__Problem to solve__
Gather up every line that includes the string "this".
:: Records for the exercise
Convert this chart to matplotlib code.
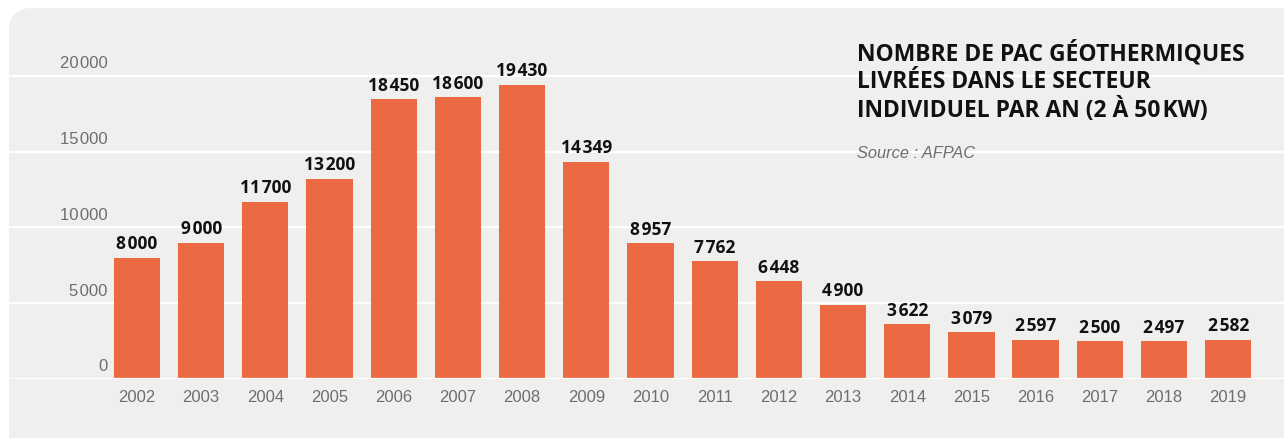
::::
:: Records for the exercise
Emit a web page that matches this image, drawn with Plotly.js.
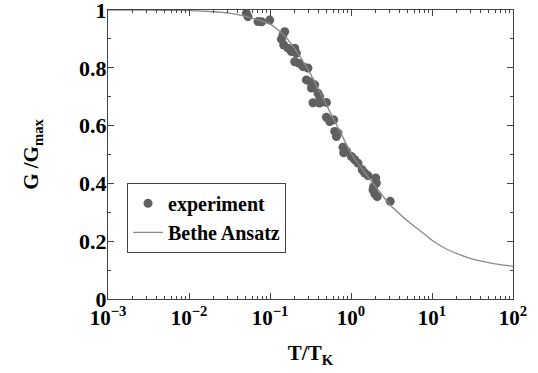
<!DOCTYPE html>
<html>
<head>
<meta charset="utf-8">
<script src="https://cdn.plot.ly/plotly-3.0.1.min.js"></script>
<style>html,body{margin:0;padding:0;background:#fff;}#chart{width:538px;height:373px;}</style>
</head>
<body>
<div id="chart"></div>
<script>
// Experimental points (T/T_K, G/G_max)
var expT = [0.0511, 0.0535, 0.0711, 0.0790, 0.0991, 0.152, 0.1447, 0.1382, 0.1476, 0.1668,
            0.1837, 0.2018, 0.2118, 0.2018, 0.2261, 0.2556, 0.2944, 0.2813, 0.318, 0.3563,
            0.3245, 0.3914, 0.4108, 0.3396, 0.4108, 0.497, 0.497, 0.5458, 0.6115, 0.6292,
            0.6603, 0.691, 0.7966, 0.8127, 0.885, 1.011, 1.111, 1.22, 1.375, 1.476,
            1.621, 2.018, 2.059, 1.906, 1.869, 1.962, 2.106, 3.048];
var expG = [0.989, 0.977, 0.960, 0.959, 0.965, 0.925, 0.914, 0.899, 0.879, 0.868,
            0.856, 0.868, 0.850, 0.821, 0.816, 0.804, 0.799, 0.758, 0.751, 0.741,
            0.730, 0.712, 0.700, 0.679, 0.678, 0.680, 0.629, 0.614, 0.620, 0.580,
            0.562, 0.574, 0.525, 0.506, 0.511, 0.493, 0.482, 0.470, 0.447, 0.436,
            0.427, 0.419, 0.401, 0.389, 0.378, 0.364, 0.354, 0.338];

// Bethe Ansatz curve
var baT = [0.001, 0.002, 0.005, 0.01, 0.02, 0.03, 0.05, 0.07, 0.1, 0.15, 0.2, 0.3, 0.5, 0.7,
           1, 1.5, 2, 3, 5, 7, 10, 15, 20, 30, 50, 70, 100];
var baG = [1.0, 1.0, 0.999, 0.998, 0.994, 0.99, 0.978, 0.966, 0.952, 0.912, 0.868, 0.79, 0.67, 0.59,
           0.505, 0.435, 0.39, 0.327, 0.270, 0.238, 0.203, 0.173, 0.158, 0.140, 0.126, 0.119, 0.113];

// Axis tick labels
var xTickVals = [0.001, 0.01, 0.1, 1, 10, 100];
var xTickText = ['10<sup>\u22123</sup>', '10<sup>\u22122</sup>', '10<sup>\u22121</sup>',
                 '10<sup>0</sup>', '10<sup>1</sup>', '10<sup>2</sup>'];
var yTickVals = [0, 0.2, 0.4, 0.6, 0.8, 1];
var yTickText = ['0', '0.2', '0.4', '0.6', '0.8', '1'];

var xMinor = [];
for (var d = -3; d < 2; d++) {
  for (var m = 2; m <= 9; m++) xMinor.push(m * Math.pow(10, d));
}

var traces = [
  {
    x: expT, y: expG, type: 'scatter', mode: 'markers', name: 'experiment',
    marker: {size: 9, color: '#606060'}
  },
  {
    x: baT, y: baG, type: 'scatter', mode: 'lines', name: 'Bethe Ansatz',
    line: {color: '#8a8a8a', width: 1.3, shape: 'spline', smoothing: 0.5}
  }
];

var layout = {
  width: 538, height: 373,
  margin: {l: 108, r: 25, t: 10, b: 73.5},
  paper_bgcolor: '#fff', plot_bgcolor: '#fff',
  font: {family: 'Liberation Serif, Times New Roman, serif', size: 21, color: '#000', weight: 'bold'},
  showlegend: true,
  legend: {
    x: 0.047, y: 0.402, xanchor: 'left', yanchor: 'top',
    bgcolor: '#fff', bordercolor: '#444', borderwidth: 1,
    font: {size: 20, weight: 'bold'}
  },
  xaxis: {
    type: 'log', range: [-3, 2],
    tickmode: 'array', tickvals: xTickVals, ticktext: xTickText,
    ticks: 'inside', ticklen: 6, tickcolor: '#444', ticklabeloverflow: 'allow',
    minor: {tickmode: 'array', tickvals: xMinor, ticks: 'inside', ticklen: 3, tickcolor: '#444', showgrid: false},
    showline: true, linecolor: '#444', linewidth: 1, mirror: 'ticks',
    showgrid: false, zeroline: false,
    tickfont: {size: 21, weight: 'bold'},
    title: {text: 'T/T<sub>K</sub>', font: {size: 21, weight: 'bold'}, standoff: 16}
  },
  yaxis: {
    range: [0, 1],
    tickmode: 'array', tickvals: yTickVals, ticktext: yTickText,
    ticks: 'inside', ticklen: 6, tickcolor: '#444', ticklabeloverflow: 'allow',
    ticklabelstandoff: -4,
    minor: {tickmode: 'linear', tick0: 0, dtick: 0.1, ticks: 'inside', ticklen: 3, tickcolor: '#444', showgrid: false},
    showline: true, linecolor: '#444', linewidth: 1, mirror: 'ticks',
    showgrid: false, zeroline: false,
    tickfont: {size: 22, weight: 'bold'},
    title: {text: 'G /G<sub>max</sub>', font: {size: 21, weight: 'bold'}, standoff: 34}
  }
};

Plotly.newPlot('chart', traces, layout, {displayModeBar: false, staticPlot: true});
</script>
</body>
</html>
::::
__Answer to the exercise__
Convert this chart to matplotlib code.
Emit a web page that matches this image, drawn with Plotly.js.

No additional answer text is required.